Tutti! E questo, perché domani, ricordando il vostro errore, non chiudiate il cuore a chi viene alla Fede e alla mia Chiesa. Nonostante che ve lo dica, non lo farete che quando lo Spirito Santo, nella Pentecoste, vi avrà piegato alla mia Volontà. Ho vinto la morte, ma è per me una vittoria meno dura di quella sul vostro vecchio orgoglio ebreo.
“Tu, Pietro, che devi essere la pietra della mia Chiesa, scolpisciti bene queste verità amare nel cuore. Quando vorrai chiudere il cuore e la Chiesa a qualcuno di altra fede religiosa, ricorda che non Ebrei, ma pagani, romani mi hanno difeso e dimostrato pietà.
Ricordati che non tu, ma una peccatrice ha saputo stringere la mia Croce sul Calvario.
Allora, per non essere degno di biasimo, sii imitatore del tuo Maestro e Dio.
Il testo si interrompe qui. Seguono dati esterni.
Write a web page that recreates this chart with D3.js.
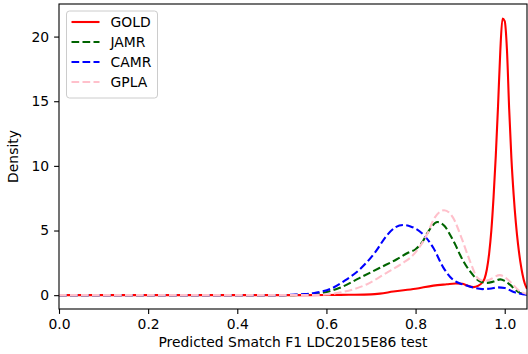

Apri il tuo cuore e la Chiesa a chi viene bussarvi, e dici: “Come, io povero Pietro, potrei disprezzarlo!
Se lo disprezzassi, sarei disprezzato dal Signore. Il mio errore griderebbe al suo cospetto!” Guai se non ti avessi così spezzato: un lupo, non un pastore, saresti diventato!” (Poema 10°, p. 84...).
Il rinnegamento di Gesù è stato per Pietro il rimedio più radicale contro l’orgoglio. Tutti i capi, sia degli Angeli che degli uomini, sono nel passato, caduti per superbia. Il Salvatore ha voluto preservarne il Capo della sua Chiesa con l’esperienza della propria debolezza. La disgrazia della caduta è stata anche per Pietro una grazia di maggiore umiltà, carità e santità.